## Task prompt
Begin with the first line and repeat exactly through the line containing "-0.44, -0.64, -1.09]"; leave every image out.

## Supplied data
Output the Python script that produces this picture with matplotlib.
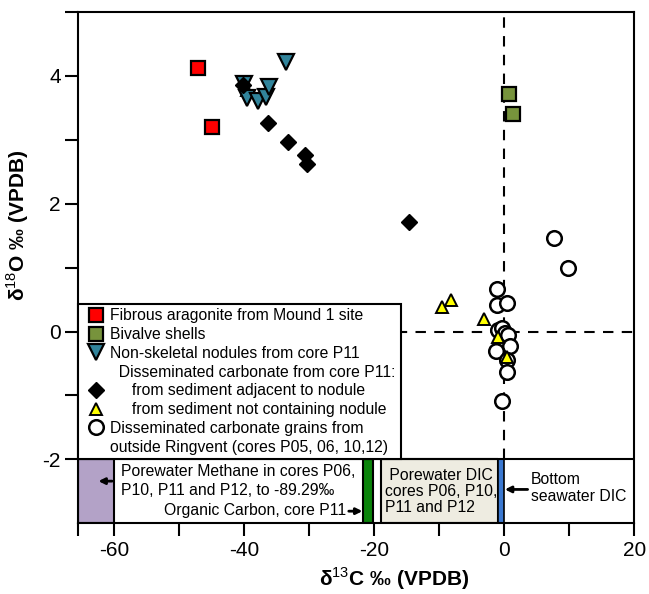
import matplotlib
matplotlib.use("Agg")
import matplotlib.pyplot as plt
from matplotlib.lines import Line2D
from matplotlib.ticker import FixedLocator

plt.rcParams['font.family'] = ['Liberation Sans', 'DejaVu Sans']
plt.rcParams['mathtext.fontset'] = 'custom'
plt.rcParams['mathtext.rm'] = 'Liberation Sans'
plt.rcParams['mathtext.bf'] = 'Liberation Sans:bold'

# ---------------- data ----------------
aragonite_x = [-47.1, -45.0]
aragonite_y = [4.12, 3.20]

bivalve_x = [0.7, 1.4]
bivalve_y = [3.72, 3.41]

nodule_x = [-33.5, -40.0, -39.5, -37.8, -36.6, -36.2]
nodule_y = [4.22, 3.88, 3.65, 3.60, 3.67, 3.82]

adjacent_x = [-40.2, -36.3, -33.2, -30.7, -30.4, -14.7]
adjacent_y = [3.86, 3.26, 2.97, 2.77, 2.62, 1.72]

no_nodule_x = [-39.6, -8.25, -9.5, -3.1, -0.97, 0.37]
no_nodule_y = [3.78, 0.50, 0.39, 0.20, -0.08, -0.40]

outside_x = [7.65, 9.8, -1.1, -1.1, 0.4, -0.9, -0.3, 0.1, 0.6, 0.9, -1.2, 0.4, 0.4, -0.4]
outside_y = [1.46, 1.00, 0.67, 0.42, 0.45, 0.03, 0.06, -0.02, -0.05, -0.22, -0.31, -0.44, -0.64, -1.09]

legend_labels = [
    "Fibrous aragonite from Mound 1 site",
    "Bivalve shells",
    "Non-skeletal nodules from core P11",
    "  Disseminated carbonate from core P11:",
    "     from sediment adjacent to nodule",
    "     from sediment not containing nodule",
    "Disseminated carbonate grains from",
    "outside Ringvent (cores P05, 06, 10,12)",
]

# reference ranges of d13C (bottom panel)
methane_range = (-89.29, -60.0)
organic_range = (-21.7, -20.25)
dic_range = (-19.0, -0.9)
seawater_range = (-0.9, 0.0)

x_major = [-60, -40, -20, 0, 20]
x_minor = [-65.5, -50, -30, -10, 10]
y_major = [-2, 0, 2, 4]
y_minor = [1, 3, -1, 5]

# ---------------- figure ----------------
fig = plt.figure(figsize=(6.49, 5.94), dpi=100)
ax = fig.add_axes([0.1206, 0.1190, 0.8567, 0.8608])
ax.set_xlim(-65.5, 20)
ax.set_ylim(-3, 5)

for s in ax.spines.values():
    s.set_linewidth(1.5)

# dashed reference lines
ax.plot([-65.5, 20], [0, 0], color='k', lw=1.5, ls=(0, (5, 4)), zorder=1)
ax.plot([0, 0], [-2, 5], color='k', lw=1.5, ls=(0, (5, 4)), zorder=1)

# bottom panel
ax.plot([-65.5, 20], [-2, -2], color='k', lw=1.5, zorder=3)
ax.fill_between([-65.5, methane_range[1]], -3, -2, facecolor='#b3a2c7', edgecolor='k', lw=1.5, zorder=2)
ax.fill_between(list(organic_range), -3, -2, facecolor='#0b840b', edgecolor='k', lw=1.5, zorder=2)
ax.fill_between(list(dic_range), -3, -2, facecolor='#eeece1', edgecolor='k', lw=1.5, zorder=2)
ax.fill_between(list(seawater_range), -3, -2, facecolor='#3b78d0', edgecolor='k', lw=1.2, zorder=2)

tfs = 11.3
ax.text(-58.9, -2.19, "Porewater Methane in cores P06,", fontsize=tfs, va='center', ha='left')
ax.text(-58.9, -2.49, "P10, P11 and P12, to -89.29‰", fontsize=tfs, va='center', ha='left')
ax.text(-24.3, -2.80, "Organic Carbon, core P11", fontsize=tfs, va='center', ha='right')
ax.text(-18.4, -2.25, " Porewater DIC", fontsize=tfs, va='center', ha='left')
ax.text(-18.4, -2.51, "cores P06, P10,", fontsize=tfs, va='center', ha='left')
ax.text(-18.4, -2.76, "P11 and P12", fontsize=tfs, va='center', ha='left')
ax.text(4.1, -2.31, "Bottom", fontsize=tfs, va='center', ha='left')
ax.text(4.1, -2.58, "seawater DIC", fontsize=tfs, va='center', ha='left')

ap = dict(arrowstyle='-|>', lw=2, color='k', mutation_scale=9, shrinkA=0, shrinkB=0)
ax.annotate('', xy=(-62.4, -2.34), xytext=(-60.3, -2.34), arrowprops=ap, zorder=4)
ax.annotate('', xy=(-21.8, -2.81), xytext=(-23.9, -2.81), arrowprops=ap, zorder=4)
ax.annotate('', xy=(0.1, -2.47), xytext=(3.6, -2.47), arrowprops=ap, zorder=4)

# data
mew = 1.6
ax.plot(aragonite_x, aragonite_y, ls='none', marker='s', ms=10, mfc='#ff0000', mec='k', mew=mew, zorder=5)
ax.plot(bivalve_x, bivalve_y, ls='none', marker='s', ms=10, mfc='#77933c', mec='k', mew=mew, zorder=5)
ax.plot(no_nodule_x[:1], no_nodule_y[:1], ls='none', marker='^', ms=9, mfc='#ffff00', mec='k', mew=1.4, zorder=4)
ax.plot(nodule_x, nodule_y, ls='none', marker='v', ms=11, mfc='#31849b', mec='k', mew=mew, zorder=5)
ax.plot(adjacent_x, adjacent_y, ls='none', marker='D', ms=8.5, mfc='k', mec='k', mew=1, zorder=6)
ax.plot(outside_x, outside_y, ls='none', marker='o', ms=10.5, mfc='white', mec='k', mew=1.8, zorder=5)
ax.plot(no_nodule_x[1:], no_nodule_y[1:], ls='none', marker='^', ms=9, mfc='#ffff00', mec='k', mew=1.4, zorder=6)

# legend
handles = [
    Line2D([], [], ls='none', marker='s', ms=10, mfc='#ff0000', mec='k', mew=mew),
    Line2D([], [], ls='none', marker='s', ms=10, mfc='#77933c', mec='k', mew=mew),
    Line2D([], [], ls='none', marker='v', ms=11, mfc='#31849b', mec='k', mew=mew),
    Line2D([], [], ls='none', marker=None),
    Line2D([], [], ls='none', marker='D', ms=8.5, mfc='k', mec='k', mew=1),
    Line2D([], [], ls='none', marker='^', ms=9, mfc='#ffff00', mec='k', mew=1.4),
    Line2D([], [], ls='none', marker='o', ms=10.5, mfc='white', mec='k', mew=1.8),
    Line2D([], [], ls='none', marker=None),
]
leg = ax.legend(handles, legend_labels, loc='lower left', bbox_to_anchor=(-65.5, -2),
                bbox_transform=ax.transData, borderaxespad=0, fontsize=11.3,
                frameon=True, fancybox=False, edgecolor='k', framealpha=1,
                handlelength=1.7, handletextpad=0.05, borderpad=0.3, labelspacing=0.24)
leg.get_frame().set_linewidth(1.5)
leg.set_zorder(7)

# ticks
ax.xaxis.set_major_locator(FixedLocator(x_major))
ax.xaxis.set_minor_locator(FixedLocator(x_minor))
ax.yaxis.set_major_locator(FixedLocator(y_major))
ax.yaxis.set_minor_locator(FixedLocator(y_minor))
ax.tick_params(which='both', direction='out', length=9.5, width=1.5)
ax.tick_params(which='major', labelsize=15, pad=3)
ax.set_xticklabels([str(v) for v in x_major])
ax.set_yticklabels([str(v) for v in y_major])

ax.set_xlabel('δ$^{\\mathrm{13}}$C ‰ (VPDB)', fontsize=15, fontweight='bold')
ax.xaxis.set_label_coords(0.568, -0.082)
ax.set_ylabel('δ$^{\\mathrm{18}}$O ‰ (VPDB)', fontsize=15, fontweight='bold')
ax.yaxis.set_label_coords(-0.085, 0.583)

fig.savefig('out.png', dpi=100)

## Exercise response
Output the Python script that produces this picture with matplotlib.
import matplotlib
matplotlib.use("Agg")
import matplotlib.pyplot as plt
from matplotlib.lines import Line2D
from matplotlib.ticker import FixedLocator

plt.rcParams['font.family'] = ['Liberation Sans', 'DejaVu Sans']
plt.rcParams['mathtext.fontset'] = 'custom'
plt.rcParams['mathtext.rm'] = 'Liberation Sans'
plt.rcParams['mathtext.bf'] = 'Liberation Sans:bold'

# ---------------- data ----------------
aragonite_x = [-47.1, -45.0]
aragonite_y = [4.12, 3.20]

bivalve_x = [0.7, 1.4]
bivalve_y = [3.72, 3.41]

nodule_x = [-33.5, -40.0, -39.5, -37.8, -36.6, -36.2]
nodule_y = [4.22, 3.88, 3.65, 3.60, 3.67, 3.82]

adjacent_x = [-40.2, -36.3, -33.2, -30.7, -30.4, -14.7]
adjacent_y = [3.86, 3.26, 2.97, 2.77, 2.62, 1.72]

no_nodule_x = [-39.6, -8.25, -9.5, -3.1, -0.97, 0.37]
no_nodule_y = [3.78, 0.50, 0.39, 0.20, -0.08, -0.40]

outside_x = [7.65, 9.8, -1.1, -1.1, 0.4, -0.9, -0.3, 0.1, 0.6, 0.9, -1.2, 0.4, 0.4, -0.4]
outside_y = [1.46, 1.00, 0.67, 0.42, 0.45, 0.03, 0.06, -0.02, -0.05, -0.22, -0.31, -0.44, -0.64, -1.09]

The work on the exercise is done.